<<<<

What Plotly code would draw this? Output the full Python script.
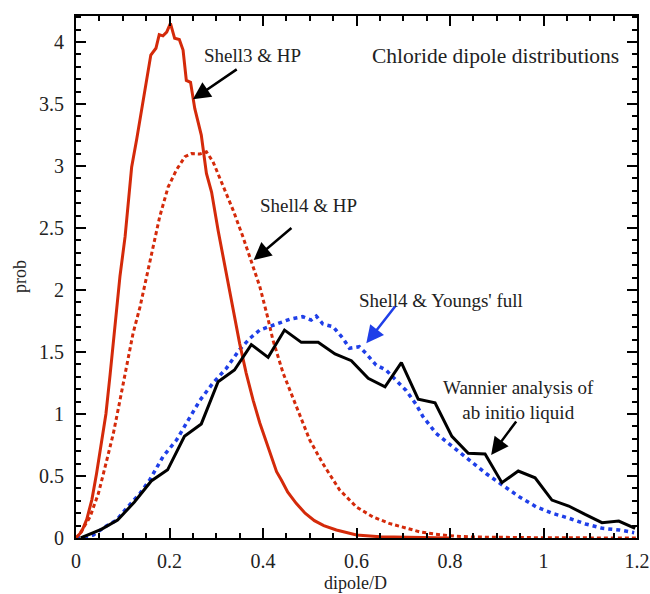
import plotly.graph_objects as go

# Shell3 & HP (red solid)
shell3_x = [0, 0.012, 0.023, 0.034, 0.044, 0.055, 0.064, 0.073, 0.08, 0.087, 0.094, 0.105, 0.119, 0.130,
            0.140, 0.154, 0.160, 0.171, 0.178, 0.186, 0.194, 0.202, 0.211, 0.221, 0.229, 0.236, 0.245,
            0.254, 0.268, 0.279, 0.290, 0.304, 0.320, 0.335, 0.350, 0.364, 0.379, 0.393, 0.407, 0.418,
            0.429, 0.439, 0.453, 0.471, 0.49, 0.51, 0.53, 0.557, 0.6, 0.65, 0.7, 0.75, 0.8]
shell3_y = [0, 0.05, 0.15, 0.31, 0.52, 0.79, 1.0, 1.32, 1.6, 1.88, 2.11, 2.43, 2.99, 3.22,
            3.45, 3.76, 3.895, 3.95, 4.06, 4.05, 4.08, 4.15, 4.03, 4.02, 3.935, 3.69, 3.675,
            3.465, 3.25, 2.94, 2.79, 2.48, 2.17, 1.85, 1.57, 1.33, 1.11, 0.93, 0.77, 0.656,
            0.535, 0.47, 0.37, 0.28, 0.2, 0.14, 0.1, 0.065, 0.024, 0.01, 0.005, 0.002, 0.0]

# Shell4 & HP (red dotted)
shell4hp_x = [0, 0.009, 0.03, 0.048, 0.066, 0.08, 0.094, 0.108, 0.122, 0.137, 0.158, 0.179, 0.197,
              0.215, 0.233, 0.247, 0.265, 0.279, 0.293, 0.315, 0.336, 0.357, 0.372, 0.393, 0.41,
              0.421, 0.443, 0.471, 0.5, 0.528, 0.564, 0.6, 0.635, 0.67, 0.706, 0.735, 0.77, 0.81,
              0.85, 0.9, 1.0, 1.1, 1.2]
shell4hp_y = [0, 0.04, 0.17, 0.36, 0.63, 0.845, 1.11, 1.38, 1.65, 1.865, 2.215, 2.59, 2.83,
              2.97, 3.075, 3.10, 3.097, 3.115, 3.035, 2.83, 2.645, 2.43, 2.26, 2.03, 1.78,
              1.6, 1.33, 1.06, 0.79, 0.60, 0.387, 0.25, 0.17, 0.118, 0.078, 0.05, 0.03, 0.015,
              0.008, 0.004, 0.002, 0.001, 0.0]

# Shell4 & Youngs' full (blue dotted)
young_x = [0, 0.016, 0.037, 0.062, 0.087, 0.108, 0.137, 0.158, 0.186, 0.215, 0.24, 0.265, 0.293,
           0.322, 0.35, 0.372, 0.393, 0.421, 0.457, 0.485, 0.503, 0.514, 0.528, 0.55, 0.571,
           0.585, 0.606, 0.62, 0.642, 0.663, 0.685, 0.706, 0.727, 0.742, 0.77, 0.806, 0.841,
           0.877, 0.912, 0.948, 0.984, 1.019, 1.055, 1.09, 1.126, 1.162, 1.194]
young_y = [0, 0.005, 0.024, 0.09, 0.145, 0.24, 0.36, 0.47, 0.656, 0.79, 0.95, 1.11, 1.25,
           1.37, 1.52, 1.61, 1.677, 1.718, 1.764, 1.785, 1.758, 1.79, 1.726, 1.704, 1.61,
           1.53, 1.543, 1.49, 1.395, 1.355, 1.274, 1.19, 1.08, 0.98, 0.845, 0.736, 0.63,
           0.52, 0.427, 0.333, 0.252, 0.199, 0.159, 0.113, 0.078, 0.065, 0.043]

# Wannier analysis of ab initio liquid (black solid)
wannier_x = [0.01, 0.054, 0.089, 0.125, 0.161, 0.196, 0.232, 0.268, 0.304, 0.339, 0.375, 0.411,
             0.446, 0.482, 0.518, 0.554, 0.589, 0.625, 0.661, 0.696, 0.732, 0.768, 0.804, 0.839,
             0.875, 0.911, 0.946, 0.982, 1.018, 1.054, 1.089, 1.125, 1.161, 1.196]
wannier_y = [0.0, 0.07, 0.145, 0.29, 0.46, 0.55, 0.82, 0.92, 1.26, 1.355, 1.56, 1.457,
             1.677, 1.578, 1.578, 1.484, 1.43, 1.288, 1.22, 1.414, 1.12, 1.09, 0.82, 0.683,
             0.677, 0.446, 0.54, 0.486, 0.306, 0.258, 0.19, 0.124, 0.137, 0.078]

x_ticks = [0, 0.2, 0.4, 0.6, 0.8, 1, 1.2]
x_ticktext = ["0", "0.2", "0.4", "0.6", "0.8", "1", "1.2"]
y_ticks = [0, 0.5, 1, 1.5, 2, 2.5, 3, 3.5, 4]
y_ticktext = ["0", "0.5", "1", "1.5", "2", "2.5", "3", "3.5", "4"]

RED = "#d42a0a"
BLUE = "#1f3fe8"
FONT = "'Liberation Serif', 'Times New Roman', Times, serif"
TXT_COLOR = "#222"

fig = go.Figure()
fig.add_trace(go.Scatter(x=shell4hp_x, y=shell4hp_y, mode="lines",
                         line=dict(color=RED, width=3, dash="4px,3px")))
fig.add_trace(go.Scatter(x=young_x, y=young_y, mode="lines",
                         line=dict(color=BLUE, width=3.5, dash="4px,4px")))
fig.add_trace(go.Scatter(x=shell3_x, y=shell3_y, mode="lines",
                         line=dict(color=RED, width=3)))
fig.add_trace(go.Scatter(x=wannier_x, y=wannier_y, mode="lines",
                         line=dict(color="black", width=3)))

axis_common = dict(showline=True, linecolor="black", linewidth=2, mirror="allticks",
                   ticks="inside", ticklen=10, tickwidth=1.5, tickcolor="black",
                   showgrid=False, zeroline=False, automargin=False,
                   tickfont=dict(family=FONT, size=20, color=TXT_COLOR))

fig.update_xaxes(range=[0, 1.2], tickvals=x_ticks, ticktext=x_ticktext,
                 minor=dict(dtick=0.05, ticks="inside", ticklen=5, tickwidth=1.5, tickcolor="black"),
                 ticklabelstandoff=4, **axis_common)
fig.update_yaxes(range=[0, 4.21], tickvals=y_ticks, ticktext=y_ticktext,
                 minor=dict(dtick=0.1, ticks="inside", ticklen=5, tickwidth=1.5, tickcolor="black"),
                 ticklabelstandoff=6, **axis_common)

txt = dict(family=FONT, size=19, color=TXT_COLOR)
annotations = [
    dict(x=0.499, y=-0.0862, text="dipole/D", showarrow=False, xref="paper", yref="paper",
         xanchor="center", yanchor="middle",
         font=dict(family=FONT, size=18, color=TXT_COLOR)),
    dict(x=-0.0998, y=0.5, text="prob", showarrow=False, xref="paper", yref="paper",
         xanchor="center", yanchor="middle",
         textangle=-90, font=dict(family=FONT, size=18, color=TXT_COLOR)),
    dict(x=1.166, y=3.887, text="Chloride dipole distributions", showarrow=False,
         xanchor="right", yanchor="middle", font=dict(family=FONT, size=21.5, color=TXT_COLOR)),
    dict(x=0.377, y=3.895, text="Shell3 & HP", showarrow=False, font=txt),
    dict(x=0.4975, y=2.685, text="Shell4 & HP", showarrow=False, font=txt),
    dict(x=0.7805, y=1.919, text="Shell4 & Youngs' full", showarrow=False, font=txt),
    dict(x=0.946, y=1.113, text="Wannier analysis of<br>ab initio liquid", showarrow=False,
         font=txt),
]
arrows = [
    (0.250, 3.538, 0.347, 3.788, "black"),
    (0.380, 2.242, 0.464, 2.51, "black"),
    (0.621, 1.57, 0.685, 1.879, BLUE),
    (0.888, 0.669, 0.944, 0.952, "black"),
]
for tx, ty, sx, sy, c in arrows:
    annotations.append(dict(x=tx, y=ty, ax=sx, ay=sy, xref="x", yref="y", axref="x", ayref="y",
                            text="", showarrow=True, arrowhead=2, arrowsize=1.4, arrowwidth=2.5,
                            arrowcolor=c, standoff=0))

fig.update_layout(width=650, height=594, margin=dict(l=76, r=13, t=16, b=56),
                  plot_bgcolor="white", paper_bgcolor="white", showlegend=False,
                  annotations=annotations)

# remove the default page margin so the 650x594 figure fills the window exactly
fig.write_html("out.html", config={"displayModeBar": False},
               post_script="document.body.style.margin='0';document.body.style.overflow='hidden';")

>>>>

REQUIRED WORK: Copy exactly the lines running from the beginning of the listing through the line that has "import plotly.graph_objects as go". Drop the pictures.

ANSWER:
What Plotly code would draw this? Output the full Python script.
import plotly.graph_objects as go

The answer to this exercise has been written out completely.